__WHAT THE EXERCISE ASKS__
Repeat the full listing below verbatim and keep the images out.

Code that draws figures:
□ □ □ □ □ □ □

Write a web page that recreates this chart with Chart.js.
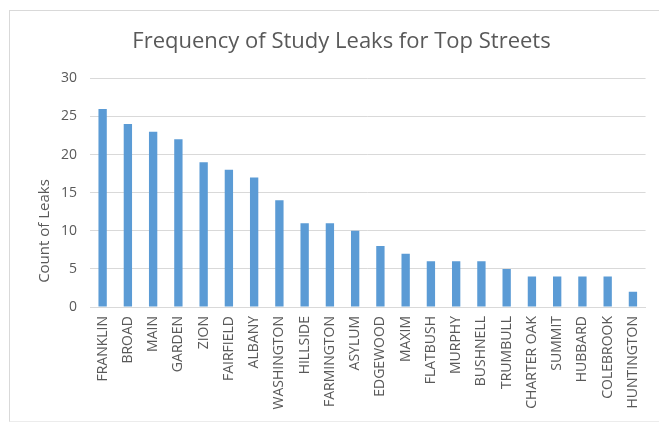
<!DOCTYPE html>
<html>
<head>
<meta charset="utf-8">
<script src="https://cdn.jsdelivr.net/npm/chart.js@4/dist/chart.umd.min.js"></script>
<style>
  html, body { margin: 0; padding: 0; background: #fff; }
  .frame { position: absolute; left: 9px; top: 10px; width: 660px; height: 410px;
           border-left: 1px solid #d9d9d9; border-top: 1px solid #d9d9d9; border-bottom: 1px solid #ececec; }
  .graphics { position: absolute; left: 0; top: 0; width: 659px; height: 425px; }
</style>
</head>
<body>
<div class="frame"></div>
<div class="graphics">
  <canvas id="barChart" width="659" height="425"></canvas>
</div>
<script>
var streets = ["FRANKLIN", "BROAD", "MAIN", "GARDEN", "ZION", "FAIRFIELD", "ALBANY",
  "WASHINGTON", "HILLSIDE", "FARMINGTON", "ASYLUM", "EDGEWOOD", "MAXIM", "FLATBUSH",
  "MURPHY", "BUSHNELL", "TRUMBULL", "CHARTER OAK", "SUMMIT", "HUBBARD", "COLEBROOK", "HUNTINGTON"];
var leakCounts = [26, 24, 23, 22, 19, 18, 17, 14, 11, 11, 10, 8, 7, 6, 6, 6, 5, 4, 4, 4, 4, 2];
var yTicks = [0, 5, 10, 15, 20, 25, 30];

var textColor = "#595959";
var fontFamily = "'Open Sans', 'Noto Sans', sans-serif";

// y axis title, sits a bit below the middle like in excel
var yTitlePlugin = {
  id: "yTitle",
  afterDraw: function (chart) {
    var c = chart.ctx;
    var area = chart.chartArea;
    c.save();
    c.translate(45, area.bottom - 76);
    c.rotate(-Math.PI / 2);
    c.fillStyle = textColor;
    c.font = "15px " + fontFamily;
    c.textAlign = "center";
    c.textBaseline = "middle";
    c.fillText("Count of Leaks", 0, 0);
    c.restore();
  },
};

var ctx = document.getElementById("barChart").getContext("2d");
var myBarChart = new Chart(ctx, {
  type: "bar",
  data: {
    labels: streets,
    datasets: [
      {
        label: "Count of Leaks",
        data: leakCounts,
        backgroundColor: "#5B9BD5",
        barPercentage: 0.33,
        categoryPercentage: 1.0,
      },
    ],
  },
  plugins: [yTitlePlugin],
  options: {
    responsive: false,
    animation: false,
    layout: { padding: { left: 36, right: 12, top: 0, bottom: 0 } },
    plugins: {
      legend: { display: false },
      tooltip: { enabled: false },
      title: {
        display: true,
        text: "Frequency of Study Leaks for Top Streets",
        color: textColor,
        font: { family: fontFamily, size: 22, weight: "normal" },
        padding: { top: 29, bottom: 23 },
      },
    },
    scales: {
      x: {
        grid: { display: false, drawTicks: false },
        border: { color: "#d9d9d9" },
        ticks: {
          color: textColor,
          font: { family: fontFamily, size: 14 },
          maxRotation: 90,
          minRotation: 90,
          autoSkip: false,
          padding: 9,
        },
        afterFit: function (scale) { scale.height = 118; },
      },
      y: {
        min: 0,
        max: 30,
        afterBuildTicks: function (scale) {
          scale.ticks = yTicks.map(function (v) { return { value: v }; });
        },
        grid: { color: "#d9d9d9", drawTicks: false },
        border: { display: false },
        ticks: {
          color: textColor,
          font: { family: fontFamily, size: 14 },
          padding: 13,
        },
        afterFit: function (scale) { scale.width = 54; },
      },
    },
  },
});
</script>
</body>
</html>
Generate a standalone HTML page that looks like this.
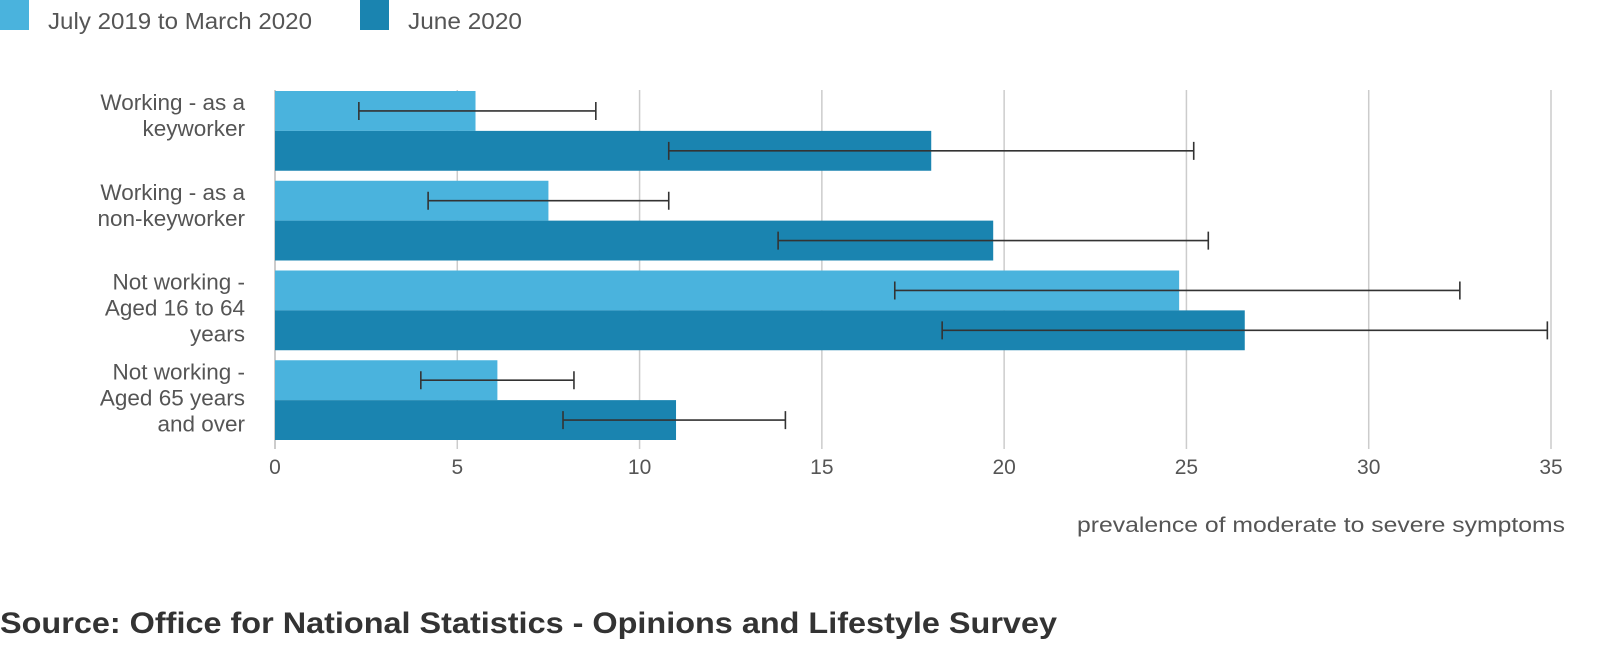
<!DOCTYPE html>
<html><head><meta charset="utf-8"><style>
body{margin:0;background:#fff;width:1597px;height:653px;overflow:hidden;font-family:"Liberation Sans",sans-serif;}
svg text{font-family:"Liberation Sans",sans-serif;fill:#555;}
</style></head><body>
<svg id="chart" width="1597" height="653">
<g>
<rect x="0" y="0" width="29" height="30" fill="#4ab3dd"/>
<text x="48" y="29" font-size="23" textLength="264" lengthAdjust="spacingAndGlyphs">July 2019 to March 2020</text>
<rect x="360" y="0" width="29" height="30" fill="#1a84b0"/>
<text x="408" y="29" font-size="23" textLength="114" lengthAdjust="spacingAndGlyphs">June 2020</text>
</g>
<g id="grid"></g><g id="bars"></g><g id="labels"></g>
<text x="1077" y="532" font-size="21" textLength="488" lengthAdjust="spacingAndGlyphs">prevalence of moderate to severe symptoms</text>
<text x="0" y="633" font-size="30" font-weight="bold" textLength="1057" lengthAdjust="spacingAndGlyphs" style="fill:#333">Source: Office for National Statistics - Opinions and Lifestyle Survey</text>
</svg>
<script>
const categories=[["Working - as a","keyworker"],["Working - as a","non-keyworker"],["Not working -","Aged 16 to 64","years"],["Not working -","Aged 65 years","and over"]];
const series1=[5.5,7.5,24.8,6.1];
const series1Low=[2.3,4.2,17.0,4.0];
const series1High=[8.8,10.8,32.5,8.2];
const series2=[18.0,19.7,26.6,11.0];
const series2Low=[10.8,13.8,18.3,7.9];
const series2High=[25.2,25.6,34.9,14.0];
const ticks=[0,5,10,15,20,25,30,35];
const NS="http://www.w3.org/2000/svg";
const X0=275,X1=1551,TOP=90,BOTTOM=449;
const xs=v=>X0+(X1-X0)*v/35;
const band=(BOTTOM-TOP)/categories.length;
function mk(tag,attrs,parent){const e=document.createElementNS(NS,tag);for(const k in attrs)e.setAttribute(k,attrs[k]);document.getElementById(parent).appendChild(e);return e;}
ticks.forEach(t=>{
 const l=mk('line',{x1:xs(t),x2:xs(t),y1:TOP,y2:BOTTOM,stroke:t===0?'#bbb':'#ccc','stroke-width':1.5},'grid');
 
 
 const tx=mk('text',{x:xs(t),y:474,'font-size':21,'text-anchor':'middle'},'grid');
 tx.textContent=t;
 
 
});
categories.forEach((c,i)=>{
 const y=TOP+band*i+1;const h=(band-10)/2;
 [[series1,series1Low,series1High,'#4ab3dd'],[series2,series2Low,series2High,'#1a84b0']].forEach((s,j)=>{
  const yy=y+j*h;
  const r=mk('rect',{x:X0,y:yy,width:xs(s[0][i])-X0,height:h,fill:s[3]},'bars');
  
  
  const cy=yy+h/2,a=xs(s[1][i]),b=xs(s[2][i]);
  const g=mk('path',{d:`M${a},${cy}H${b}M${a},${cy-9}V${cy+9}M${b},${cy-9}V${cy+9}`,stroke:'#333','stroke-width':1.6,fill:'none'},'bars');
  
  
 });
 const ty=TOP+band*i;
 c.forEach((line,k)=>{
  const t=mk('text',{x:245,y:ty+20+k*26,'font-size':22.5,'text-anchor':'end'},'labels');
  t.textContent=line;
  
  
 });
});
</script>
</body></html>
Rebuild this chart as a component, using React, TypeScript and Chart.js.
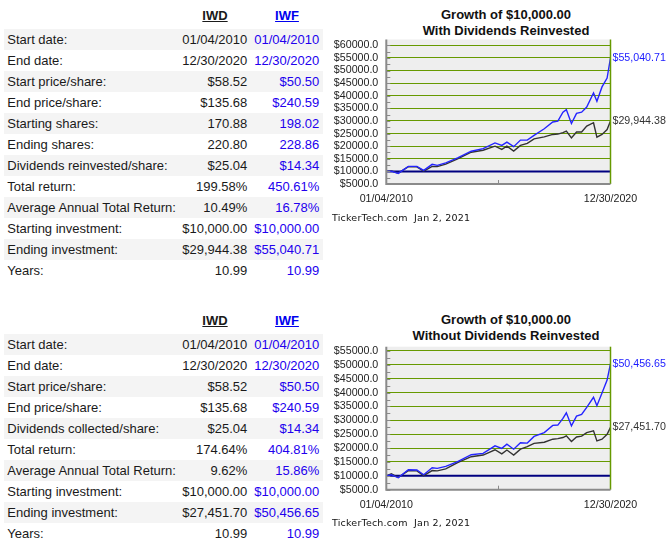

□ □ □ □ □ □ □

__WRITTEN SOLUTION__
Write a web page that recreates this chart with Chart.js.
<!DOCTYPE html>
<html>
<head>
<meta charset="utf-8">
<script src="https://cdn.jsdelivr.net/npm/chart.js@4/dist/chart.umd.min.js"></script>
<style>
  html, body { margin: 0; padding: 0; background: #fff; }
  .frame { position: absolute; left: 9px; top: 10px; width: 660px; height: 410px;
           border-left: 1px solid #d9d9d9; border-top: 1px solid #d9d9d9; border-bottom: 1px solid #ececec; }
  .graphics { position: absolute; left: 0; top: 0; width: 659px; height: 425px; }
</style>
</head>
<body>
<div class="frame"></div>
<div class="graphics">
  <canvas id="barChart" width="659" height="425"></canvas>
</div>
<script>
var streets = ["FRANKLIN", "BROAD", "MAIN", "GARDEN", "ZION", "FAIRFIELD", "ALBANY",
  "WASHINGTON", "HILLSIDE", "FARMINGTON", "ASYLUM", "EDGEWOOD", "MAXIM", "FLATBUSH",
  "MURPHY", "BUSHNELL", "TRUMBULL", "CHARTER OAK", "SUMMIT", "HUBBARD", "COLEBROOK", "HUNTINGTON"];
var leakCounts = [26, 24, 23, 22, 19, 18, 17, 14, 11, 11, 10, 8, 7, 6, 6, 6, 5, 4, 4, 4, 4, 2];
var yTicks = [0, 5, 10, 15, 20, 25, 30];

var textColor = "#595959";
var fontFamily = "'Open Sans', 'Noto Sans', sans-serif";

// y axis title, sits a bit below the middle like in excel
var yTitlePlugin = {
  id: "yTitle",
  afterDraw: function (chart) {
    var c = chart.ctx;
    var area = chart.chartArea;
    c.save();
    c.translate(45, area.bottom - 76);
    c.rotate(-Math.PI / 2);
    c.fillStyle = textColor;
    c.font = "15px " + fontFamily;
    c.textAlign = "center";
    c.textBaseline = "middle";
    c.fillText("Count of Leaks", 0, 0);
    c.restore();
  },
};

var ctx = document.getElementById("barChart").getContext("2d");
var myBarChart = new Chart(ctx, {
  type: "bar",
  data: {
    labels: streets,
    datasets: [
      {
        label: "Count of Leaks",
        data: leakCounts,
        backgroundColor: "#5B9BD5",
        barPercentage: 0.33,
        categoryPercentage: 1.0,
      },
    ],
  },
  plugins: [yTitlePlugin],
  options: {
    responsive: false,
    animation: false,
    layout: { padding: { left: 36, right: 12, top: 0, bottom: 0 } },
    plugins: {
      legend: { display: false },
      tooltip: { enabled: false },
      title: {
        display: true,
        text: "Frequency of Study Leaks for Top Streets",
        color: textColor,
        font: { family: fontFamily, size: 22, weight: "normal" },
        padding: { top: 29, bottom: 23 },
      },
    },
    scales: {
      x: {
        grid: { display: false, drawTicks: false },
        border: { color: "#d9d9d9" },
        ticks: {
          color: textColor,
          font: { family: fontFamily, size: 14 },
          maxRotation: 90,
          minRotation: 90,
          autoSkip: false,
          padding: 9,
        },
        afterFit: function (scale) { scale.height = 118; },
      },
      y: {
        min: 0,
        max: 30,
        afterBuildTicks: function (scale) {
          scale.ticks = yTicks.map(function (v) { return { value: v }; });
        },
        grid: { color: "#d9d9d9", drawTicks: false },
        border: { display: false },
        ticks: {
          color: textColor,
          font: { family: fontFamily, size: 14 },
          padding: 13,
        },
        afterFit: function (scale) { scale.width = 54; },
      },
    },
  },
});
</script>
</body>
</html>
Generate a standalone HTML page that looks like this.
<!DOCTYPE html>
<html><head><meta charset="utf-8"><style>
body{margin:0;background:#fff;width:1597px;height:653px;overflow:hidden;font-family:"Liberation Sans",sans-serif;}
svg text{font-family:"Liberation Sans",sans-serif;fill:#555;}
</style></head><body>
<svg id="chart" width="1597" height="653">
<g>
<rect x="0" y="0" width="29" height="30" fill="#4ab3dd"/>
<text x="48" y="29" font-size="23" textLength="264" lengthAdjust="spacingAndGlyphs">July 2019 to March 2020</text>
<rect x="360" y="0" width="29" height="30" fill="#1a84b0"/>
<text x="408" y="29" font-size="23" textLength="114" lengthAdjust="spacingAndGlyphs">June 2020</text>
</g>
<g id="grid"></g><g id="bars"></g><g id="labels"></g>
<text x="1077" y="532" font-size="21" textLength="488" lengthAdjust="spacingAndGlyphs">prevalence of moderate to severe symptoms</text>
<text x="0" y="633" font-size="30" font-weight="bold" textLength="1057" lengthAdjust="spacingAndGlyphs" style="fill:#333">Source: Office for National Statistics - Opinions and Lifestyle Survey</text>
</svg>
<script>
const categories=[["Working - as a","keyworker"],["Working - as a","non-keyworker"],["Not working -","Aged 16 to 64","years"],["Not working -","Aged 65 years","and over"]];
const series1=[5.5,7.5,24.8,6.1];
const series1Low=[2.3,4.2,17.0,4.0];
const series1High=[8.8,10.8,32.5,8.2];
const series2=[18.0,19.7,26.6,11.0];
const series2Low=[10.8,13.8,18.3,7.9];
const series2High=[25.2,25.6,34.9,14.0];
const ticks=[0,5,10,15,20,25,30,35];
const NS="http://www.w3.org/2000/svg";
const X0=275,X1=1551,TOP=90,BOTTOM=449;
const xs=v=>X0+(X1-X0)*v/35;
const band=(BOTTOM-TOP)/categories.length;
function mk(tag,attrs,parent){const e=document.createElementNS(NS,tag);for(const k in attrs)e.setAttribute(k,attrs[k]);document.getElementById(parent).appendChild(e);return e;}
ticks.forEach(t=>{
 const l=mk('line',{x1:xs(t),x2:xs(t),y1:TOP,y2:BOTTOM,stroke:t===0?'#bbb':'#ccc','stroke-width':1.5},'grid');
 
 
 const tx=mk('text',{x:xs(t),y:474,'font-size':21,'text-anchor':'middle'},'grid');
 tx.textContent=t;
 
 
});
categories.forEach((c,i)=>{
 const y=TOP+band*i+1;const h=(band-10)/2;
 [[series1,series1Low,series1High,'#4ab3dd'],[series2,series2Low,series2High,'#1a84b0']].forEach((s,j)=>{
  const yy=y+j*h;
  const r=mk('rect',{x:X0,y:yy,width:xs(s[0][i])-X0,height:h,fill:s[3]},'bars');
  
  
  const cy=yy+h/2,a=xs(s[1][i]),b=xs(s[2][i]);
  const g=mk('path',{d:`M${a},${cy}H${b}M${a},${cy-9}V${cy+9}M${b},${cy-9}V${cy+9}`,stroke:'#333','stroke-width':1.6,fill:'none'},'bars');
  
  
 });
 const ty=TOP+band*i;
 c.forEach((line,k)=>{
  const t=mk('text',{x:245,y:ty+20+k*26,'font-size':22.5,'text-anchor':'end'},'labels');
  t.textContent=line;
  
  
 });
});
</script>
</body></html>
Rebuild this chart as a component, using React, TypeScript and Chart.js.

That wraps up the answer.